Work to complete: Locate and copy each line in the data that contains the word "HTML".

The records:
↓

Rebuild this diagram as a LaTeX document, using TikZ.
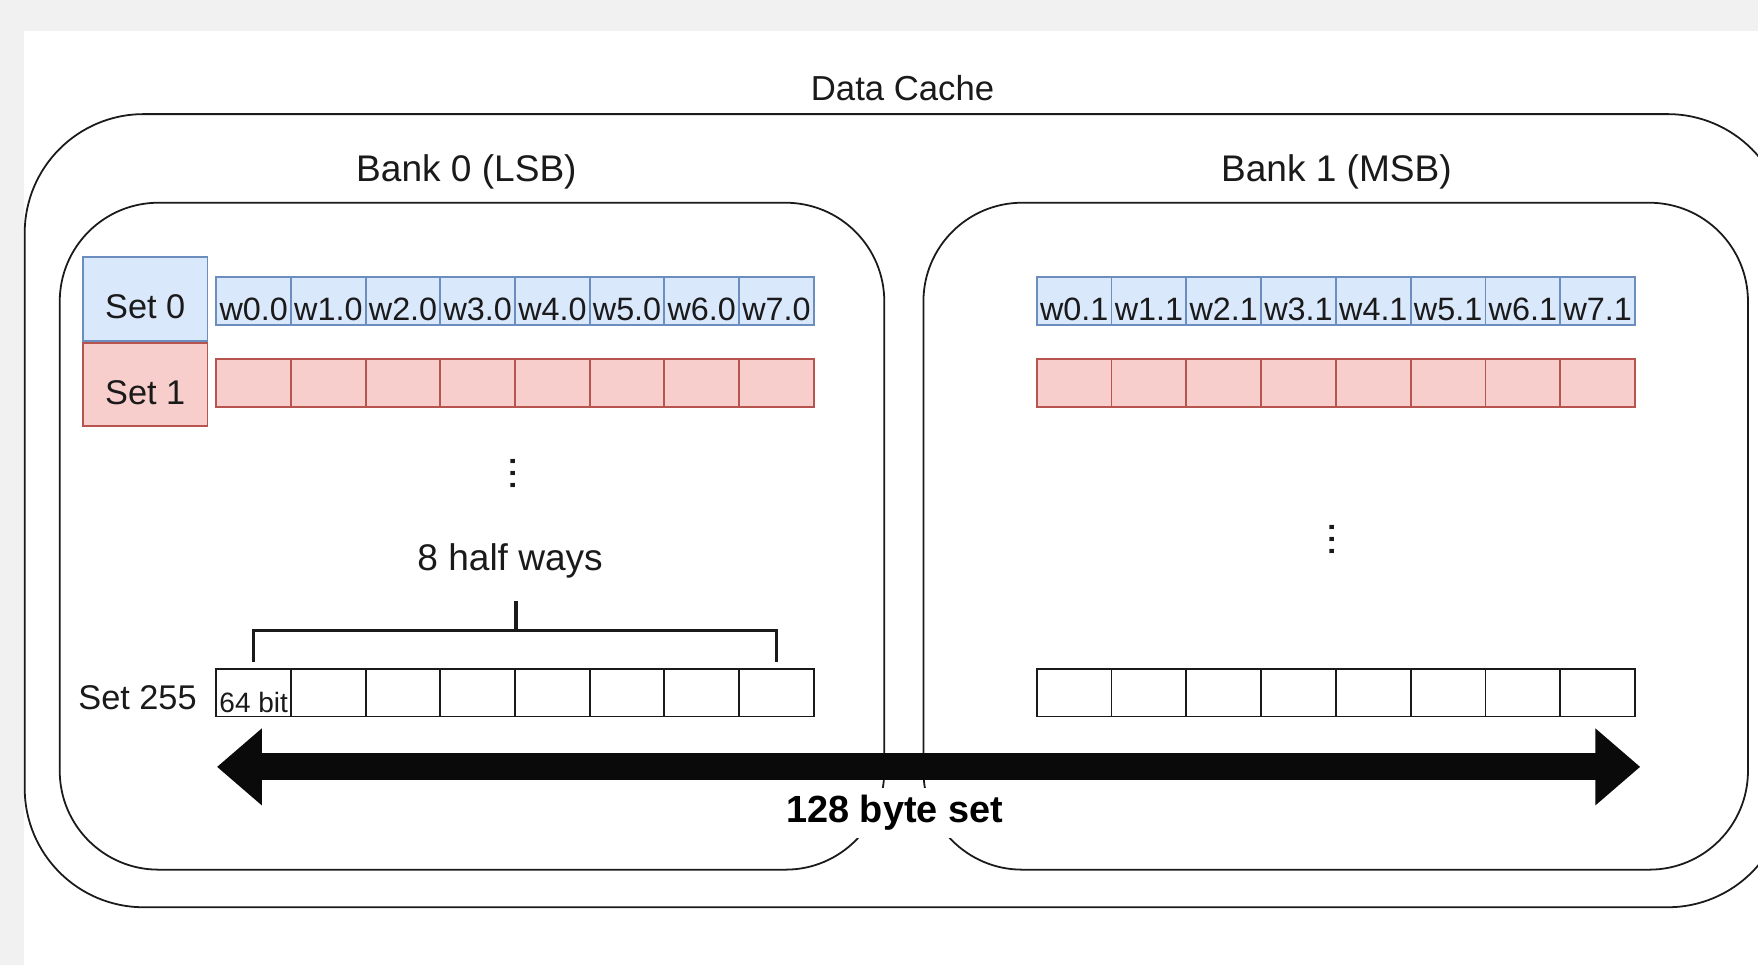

↑
↓

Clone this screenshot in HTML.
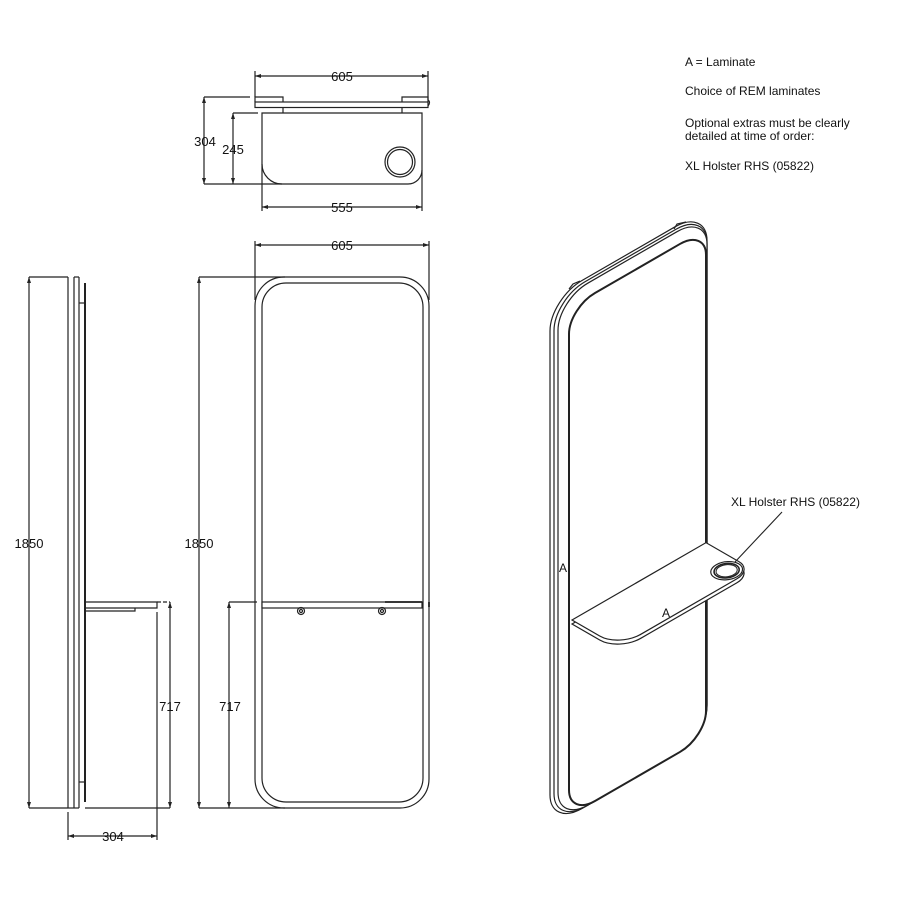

↑
↓

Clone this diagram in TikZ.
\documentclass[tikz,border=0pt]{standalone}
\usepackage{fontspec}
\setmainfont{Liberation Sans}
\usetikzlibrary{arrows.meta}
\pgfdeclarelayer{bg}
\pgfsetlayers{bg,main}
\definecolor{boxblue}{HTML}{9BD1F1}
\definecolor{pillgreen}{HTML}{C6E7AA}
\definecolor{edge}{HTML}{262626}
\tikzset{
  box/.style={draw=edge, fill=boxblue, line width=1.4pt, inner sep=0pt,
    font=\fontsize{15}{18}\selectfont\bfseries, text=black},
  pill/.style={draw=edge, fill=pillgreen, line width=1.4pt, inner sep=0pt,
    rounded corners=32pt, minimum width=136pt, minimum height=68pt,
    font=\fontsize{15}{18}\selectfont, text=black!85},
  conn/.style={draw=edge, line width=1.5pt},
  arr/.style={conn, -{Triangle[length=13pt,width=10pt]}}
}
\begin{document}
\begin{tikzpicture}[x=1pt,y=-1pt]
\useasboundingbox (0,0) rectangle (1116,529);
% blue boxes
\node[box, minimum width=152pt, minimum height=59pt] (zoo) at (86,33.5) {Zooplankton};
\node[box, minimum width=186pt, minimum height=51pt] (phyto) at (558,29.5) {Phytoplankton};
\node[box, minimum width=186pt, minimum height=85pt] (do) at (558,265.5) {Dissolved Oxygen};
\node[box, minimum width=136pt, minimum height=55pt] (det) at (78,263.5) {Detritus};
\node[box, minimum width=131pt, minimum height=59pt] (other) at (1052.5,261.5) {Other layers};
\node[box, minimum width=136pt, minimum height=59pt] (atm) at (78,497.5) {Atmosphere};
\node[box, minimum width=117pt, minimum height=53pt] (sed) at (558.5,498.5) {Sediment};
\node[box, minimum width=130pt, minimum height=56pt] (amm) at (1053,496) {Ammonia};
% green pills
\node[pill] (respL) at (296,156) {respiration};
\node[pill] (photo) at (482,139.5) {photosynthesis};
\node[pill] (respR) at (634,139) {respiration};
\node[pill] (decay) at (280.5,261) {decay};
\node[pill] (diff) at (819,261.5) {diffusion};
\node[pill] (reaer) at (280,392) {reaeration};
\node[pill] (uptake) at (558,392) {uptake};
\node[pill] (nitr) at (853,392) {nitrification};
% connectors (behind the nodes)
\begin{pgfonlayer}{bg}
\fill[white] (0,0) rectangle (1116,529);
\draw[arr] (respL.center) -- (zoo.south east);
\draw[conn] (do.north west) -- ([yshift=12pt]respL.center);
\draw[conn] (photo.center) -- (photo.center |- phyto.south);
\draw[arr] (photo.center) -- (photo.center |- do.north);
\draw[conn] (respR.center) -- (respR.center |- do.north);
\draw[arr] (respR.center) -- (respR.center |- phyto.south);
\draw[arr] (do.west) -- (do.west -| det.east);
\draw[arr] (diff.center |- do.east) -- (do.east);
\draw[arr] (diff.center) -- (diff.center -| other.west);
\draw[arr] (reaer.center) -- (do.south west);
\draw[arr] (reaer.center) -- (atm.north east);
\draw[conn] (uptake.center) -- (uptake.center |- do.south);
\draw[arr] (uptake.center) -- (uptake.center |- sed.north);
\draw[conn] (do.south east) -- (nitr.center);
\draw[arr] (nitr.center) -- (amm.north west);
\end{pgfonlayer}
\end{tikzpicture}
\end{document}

↑

Problem solution:
Clone this screenshot in HTML.
\definecolor{boxblue}{HTML}{9BD1F1}
\definecolor{pillgreen}{HTML}{C6E7AA}
\definecolor{edge}{HTML}{262626}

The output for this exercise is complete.